So, in most cases, this will mean reapplying the same number of leading zeros. BUT in some edge cases the number of leading zeros will be decremented. eg: 009 -> 010; 0099 -> 0100
Try str.zfill():
>>> s = "000123"
>>> i = int(s)
>>> i
123
>>> n = 6
>>> str(i).zfill(n)
'000123'
I develop my comment here, Obj1.serial being a string:
Obj1.serial = "000123"
('%0'+str(len(Obj1.serial))+'d') % (1+int(Obj1.serial))
It's like #owen-s answer '%06d' % n: print the number and pad with leading 0.
Regarding '%d' % n, it's just one way of printing. From PEP3101:
In Python 3.0, the % operator is supplemented by a more powerful
string formatting method, format().
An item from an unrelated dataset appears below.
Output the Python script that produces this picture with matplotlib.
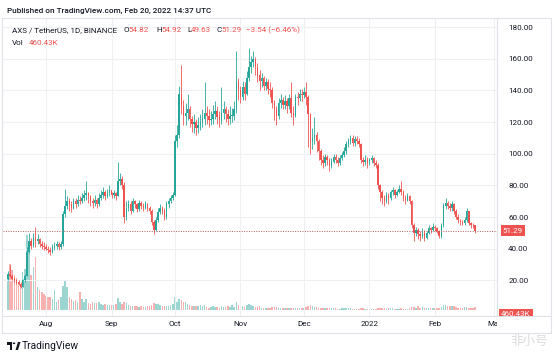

Support for the str.format()
method has been backported to Python 2.6.
So you may want to use format instead… Anyway, you have an integer at the right of the % sign, and it will replace the %d inside the left string.
'%06d' means print a minimum of 6 (6) digits (d) long, fill with 0 (0) if necessary.
As Obj1.serial is a string, you have to convert it to an integer before the increment: 1+int(Obj1.serial). And because the right side takes an integer, we can leave it like that.
Now, for the left part, as we can't hard code 6, we have to take the length of Obj1.serial. But this is an integer, so we have to convert it back to a string, and concatenate to the rest of the expression %0 6 d : '%0'+str(len(Obj1.serial))+'d'. Thus
('%0'+str(len(Obj1.serial))+'d') % (1+int(Obj1.serial))
Now, with format (format-specification):
'{0:06}'.format(n)
is replaced in the same way by
('{0:0'+str(len(Obj1.serial))+'}').format(1+int(Obj1.serial))
You could check the length of the string ahead of time, then use rjust to pad to the same length afterwards:
>>> s = "000123"
>>> len_s = len(s)
>>> i = int(s)
>>> i
123
>>> str(i).rjust(len_s, "0")
'000123'
You can check a serial number for all digits using:
if serial.isdigit():